• SUPPLIED DATA:
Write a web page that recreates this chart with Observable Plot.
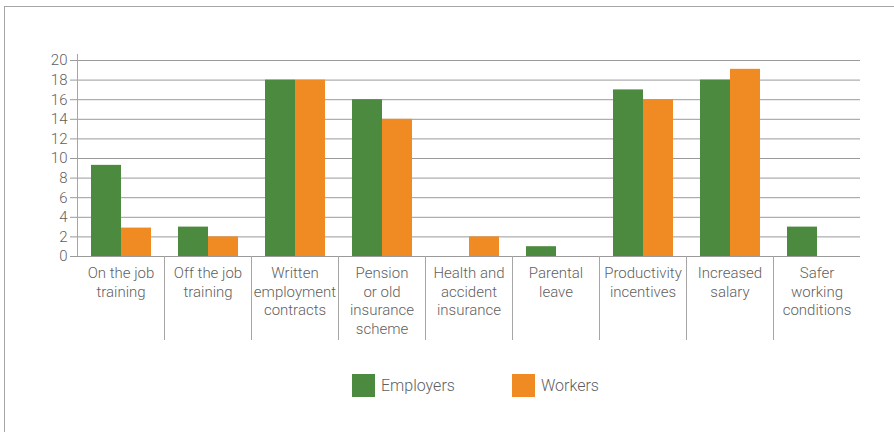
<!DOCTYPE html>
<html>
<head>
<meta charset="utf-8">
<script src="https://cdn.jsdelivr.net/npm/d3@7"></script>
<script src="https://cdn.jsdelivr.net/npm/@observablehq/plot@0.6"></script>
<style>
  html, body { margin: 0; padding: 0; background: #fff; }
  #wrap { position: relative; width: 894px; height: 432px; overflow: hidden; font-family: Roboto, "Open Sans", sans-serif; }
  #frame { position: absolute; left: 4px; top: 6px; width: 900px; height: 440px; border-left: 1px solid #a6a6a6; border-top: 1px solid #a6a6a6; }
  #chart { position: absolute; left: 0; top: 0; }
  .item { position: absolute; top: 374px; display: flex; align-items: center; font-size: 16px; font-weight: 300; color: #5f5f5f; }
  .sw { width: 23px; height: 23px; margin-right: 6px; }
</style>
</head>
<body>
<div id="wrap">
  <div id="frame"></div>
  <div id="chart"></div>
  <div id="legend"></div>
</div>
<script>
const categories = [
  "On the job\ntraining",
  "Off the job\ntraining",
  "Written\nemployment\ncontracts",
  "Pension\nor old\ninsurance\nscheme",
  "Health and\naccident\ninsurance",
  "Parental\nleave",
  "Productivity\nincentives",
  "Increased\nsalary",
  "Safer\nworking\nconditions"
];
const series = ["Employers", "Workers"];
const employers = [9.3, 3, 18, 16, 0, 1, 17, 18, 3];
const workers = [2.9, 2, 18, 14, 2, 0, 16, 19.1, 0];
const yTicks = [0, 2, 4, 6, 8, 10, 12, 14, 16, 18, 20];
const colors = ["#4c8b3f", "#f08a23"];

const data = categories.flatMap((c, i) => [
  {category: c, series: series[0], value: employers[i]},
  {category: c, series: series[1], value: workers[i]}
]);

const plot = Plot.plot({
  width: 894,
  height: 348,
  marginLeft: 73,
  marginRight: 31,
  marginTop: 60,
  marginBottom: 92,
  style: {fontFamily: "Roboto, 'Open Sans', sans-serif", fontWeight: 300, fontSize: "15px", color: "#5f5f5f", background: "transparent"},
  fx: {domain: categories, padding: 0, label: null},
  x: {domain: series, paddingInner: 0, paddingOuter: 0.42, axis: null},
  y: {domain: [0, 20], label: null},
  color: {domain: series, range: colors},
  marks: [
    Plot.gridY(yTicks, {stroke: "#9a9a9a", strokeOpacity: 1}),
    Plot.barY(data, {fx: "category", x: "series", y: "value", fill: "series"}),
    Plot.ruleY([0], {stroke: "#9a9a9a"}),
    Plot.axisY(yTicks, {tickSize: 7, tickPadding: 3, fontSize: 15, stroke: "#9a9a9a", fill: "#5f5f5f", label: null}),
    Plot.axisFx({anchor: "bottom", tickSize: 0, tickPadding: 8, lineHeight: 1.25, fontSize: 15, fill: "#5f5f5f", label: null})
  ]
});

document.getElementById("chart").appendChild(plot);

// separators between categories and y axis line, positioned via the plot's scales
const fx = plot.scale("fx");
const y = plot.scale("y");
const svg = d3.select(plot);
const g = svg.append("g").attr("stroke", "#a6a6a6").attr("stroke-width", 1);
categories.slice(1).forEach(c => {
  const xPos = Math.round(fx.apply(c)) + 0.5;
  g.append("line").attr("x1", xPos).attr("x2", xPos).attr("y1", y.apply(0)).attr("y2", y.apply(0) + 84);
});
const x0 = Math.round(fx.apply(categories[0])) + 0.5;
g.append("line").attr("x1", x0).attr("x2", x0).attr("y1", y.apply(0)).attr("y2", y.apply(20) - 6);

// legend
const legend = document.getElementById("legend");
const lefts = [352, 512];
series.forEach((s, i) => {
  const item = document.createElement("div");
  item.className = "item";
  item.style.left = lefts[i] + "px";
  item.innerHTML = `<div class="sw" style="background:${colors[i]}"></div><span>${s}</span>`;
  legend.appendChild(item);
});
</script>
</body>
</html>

• TASK DETAILS:
Reproduce the material word for word. Any pictures should be left out of the copy.

• RIGHT ANSWER:
Write a web page that recreates this chart with Observable Plot.
<!DOCTYPE html>
<html>
<head>
<meta charset="utf-8">
<script src="https://cdn.jsdelivr.net/npm/d3@7"></script>
<script src="https://cdn.jsdelivr.net/npm/@observablehq/plot@0.6"></script>
<style>
  html, body { margin: 0; padding: 0; background: #fff; }
  #wrap { position: relative; width: 894px; height: 432px; overflow: hidden; font-family: Roboto, "Open Sans", sans-serif; }
  #frame { position: absolute; left: 4px; top: 6px; width: 900px; height: 440px; border-left: 1px solid #a6a6a6; border-top: 1px solid #a6a6a6; }
  #chart { position: absolute; left: 0; top: 0; }
  .item { position: absolute; top: 374px; display: flex; align-items: center; font-size: 16px; font-weight: 300; color: #5f5f5f; }
  .sw { width: 23px; height: 23px; margin-right: 6px; }
</style>
</head>
<body>
<div id="wrap">
  <div id="frame"></div>
  <div id="chart"></div>
  <div id="legend"></div>
</div>
<script>
const categories = [
  "On the job\ntraining",
  "Off the job\ntraining",
  "Written\nemployment\ncontracts",
  "Pension\nor old\ninsurance\nscheme",
  "Health and\naccident\ninsurance",
  "Parental\nleave",
  "Productivity\nincentives",
  "Increased\nsalary",
  "Safer\nworking\nconditions"
];
const series = ["Employers", "Workers"];
const employers = [9.3, 3, 18, 16, 0, 1, 17, 18, 3];
const workers = [2.9, 2, 18, 14, 2, 0, 16, 19.1, 0];
const yTicks = [0, 2, 4, 6, 8, 10, 12, 14, 16, 18, 20];
const colors = ["#4c8b3f", "#f08a23"];

const data = categories.flatMap((c, i) => [
  {category: c, series: series[0], value: employers[i]},
  {category: c, series: series[1], value: workers[i]}
]);

const plot = Plot.plot({
  width: 894,
  height: 348,
  marginLeft: 73,
  marginRight: 31,
  marginTop: 60,
  marginBottom: 92,
  style: {fontFamily: "Roboto, 'Open Sans', sans-serif", fontWeight: 300, fontSize: "15px", color: "#5f5f5f", background: "transparent"},
  fx: {domain: categories, padding: 0, label: null},
  x: {domain: series, paddingInner: 0, paddingOuter: 0.42, axis: null},
  y: {domain: [0, 20], label: null},
  color: {domain: series, range: colors},
  marks: [
    Plot.gridY(yTicks, {stroke: "#9a9a9a", strokeOpacity: 1}),
    Plot.barY(data, {fx: "category", x: "series", y: "value", fill: "series"}),
    Plot.ruleY([0], {stroke: "#9a9a9a"}),
    Plot.axisY(yTicks, {tickSize: 7, tickPadding: 3, fontSize: 15, stroke: "#9a9a9a", fill: "#5f5f5f", label: null}),
    Plot.axisFx({anchor: "bottom", tickSize: 0, tickPadding: 8, lineHeight: 1.25, fontSize: 15, fill: "#5f5f5f", label: null})
  ]
});

document.getElementById("chart").appendChild(plot);

// separators between categories and y axis line, positioned via the plot's scales
const fx = plot.scale("fx");
const y = plot.scale("y");
const svg = d3.select(plot);
const g = svg.append("g").attr("stroke", "#a6a6a6").attr("stroke-width", 1);
categories.slice(1).forEach(c => {
  const xPos = Math.round(fx.apply(c)) + 0.5;
  g.append("line").attr("x1", xPos).attr("x2", xPos).attr("y1", y.apply(0)).attr("y2", y.apply(0) + 84);
});
const x0 = Math.round(fx.apply(categories[0])) + 0.5;
g.append("line").attr("x1", x0).attr("x2", x0).attr("y1", y.apply(0)).attr("y2", y.apply(20) - 6);

// legend
const legend = document.getElementById("legend");
const lefts = [352, 512];
series.forEach((s, i) => {
  const item = document.createElement("div");
  item.className = "item";
  item.style.left = lefts[i] + "px";
  item.innerHTML = `<div class="sw" style="background:${colors[i]}"></div><span>${s}</span>`;
  legend.appendChild(item);
});
</script>
</body>
</html>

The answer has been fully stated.